Formò a Granada un gruppo sacerdotale nel 1537 che ebbe sotto la sua protezione, e nel 1539 aiutò la fondazione dell’università di Baeza, Jaen. Gran scrittore e predicatore, il suo amore per il sacerdozio lo portò a chiedere la creazione di seminari per una vera riforma della Chiesa e del clero. nel 1551 ammalò e dovette rimanere nella località cordovana di Montilla. Per quindici anni continuò a scrivere e a consigliare persone di ogni tipo, età, condizione e provenienza. Mantenne la relazione con san Ignazio di Loyola e santa Teresa di Gesù che gli fece esaminare il “Libro della mia vita”, ed ebbe gran influsso su san Antonio Maria Claret. Nel maggio del 1569 la sua salute che era già rovinata da tempo, peggiorò. In mezzo al dolore, esclamava: “Signor mio, cresca il dolore, e cresca l’amore che io mi diletto nel soffrire per Voi” oppure “Signore, più male, e più pazienza! “. Questa era la sua disposizione. Ma quando la debolezza lo vinceva, manifestava: “Ah, Signore, non posso!”. Una notte nella quale aumentarono i dolori chiese a Dio di sradicarli, e così successe. Alla mattina seguente riconobbe: “Che schiaffo mi ha dato Nostro Signore questa notte! “.

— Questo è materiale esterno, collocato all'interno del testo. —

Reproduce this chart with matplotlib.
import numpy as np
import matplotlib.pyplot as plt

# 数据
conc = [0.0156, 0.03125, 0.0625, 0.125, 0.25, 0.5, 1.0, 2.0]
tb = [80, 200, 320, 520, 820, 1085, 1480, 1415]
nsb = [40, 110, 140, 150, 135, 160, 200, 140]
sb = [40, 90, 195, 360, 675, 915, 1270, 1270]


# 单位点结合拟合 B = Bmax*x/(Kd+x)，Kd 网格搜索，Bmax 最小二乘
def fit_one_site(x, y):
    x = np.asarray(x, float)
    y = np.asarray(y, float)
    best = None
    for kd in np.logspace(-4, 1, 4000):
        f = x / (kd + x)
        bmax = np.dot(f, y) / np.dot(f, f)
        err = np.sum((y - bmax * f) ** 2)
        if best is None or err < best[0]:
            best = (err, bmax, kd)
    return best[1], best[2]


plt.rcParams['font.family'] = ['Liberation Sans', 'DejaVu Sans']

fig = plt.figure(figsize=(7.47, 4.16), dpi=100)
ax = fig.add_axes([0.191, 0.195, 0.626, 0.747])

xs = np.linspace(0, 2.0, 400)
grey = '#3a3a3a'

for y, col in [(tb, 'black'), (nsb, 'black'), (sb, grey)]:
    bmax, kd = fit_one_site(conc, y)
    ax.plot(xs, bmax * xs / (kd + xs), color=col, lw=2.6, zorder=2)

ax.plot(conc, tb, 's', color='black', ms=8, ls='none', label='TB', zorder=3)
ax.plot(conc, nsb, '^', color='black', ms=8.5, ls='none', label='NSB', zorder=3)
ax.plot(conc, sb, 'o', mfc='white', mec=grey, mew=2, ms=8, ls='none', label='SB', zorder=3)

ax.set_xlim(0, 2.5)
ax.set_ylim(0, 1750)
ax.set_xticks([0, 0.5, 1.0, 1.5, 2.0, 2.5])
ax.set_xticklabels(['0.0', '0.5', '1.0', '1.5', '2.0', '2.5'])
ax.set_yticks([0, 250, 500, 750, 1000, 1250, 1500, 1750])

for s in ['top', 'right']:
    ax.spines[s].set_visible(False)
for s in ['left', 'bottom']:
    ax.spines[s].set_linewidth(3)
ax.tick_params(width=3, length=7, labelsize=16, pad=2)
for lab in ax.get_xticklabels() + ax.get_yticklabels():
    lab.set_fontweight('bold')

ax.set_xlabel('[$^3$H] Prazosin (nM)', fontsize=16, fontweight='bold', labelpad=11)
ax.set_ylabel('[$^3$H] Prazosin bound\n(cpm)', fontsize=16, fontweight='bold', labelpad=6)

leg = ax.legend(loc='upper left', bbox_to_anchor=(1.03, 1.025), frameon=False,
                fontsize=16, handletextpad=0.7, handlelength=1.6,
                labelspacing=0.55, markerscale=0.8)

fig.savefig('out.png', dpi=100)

Pronto a partire da questo mondo, non trovava maggiore consolazione che la recezione dell’Eucaristia. “Datti a me Signore, datti a me Signore!”, supplicava. Negli ultimi istanti, in mezzo ad intenso dolore e alla fatica che gli faceva proferire: “Va già bene Signore, va già bene”, non cessava di recitare questa giaculatoria: “Gesù, Maria; Gesù, Maria”. Morì il 10 maggio 1569.

Leone XIII lo beatificò il 4 aprile 1894. Pio XII lo designò patrono del clero secolare spagnolo il 2 luglio 1946. Paolo VI lo canonizzò il 31 maggio 1970. Ed il 7 ottobre 2012 Benedetto XVI lo dichiarò dottore della Chiesa.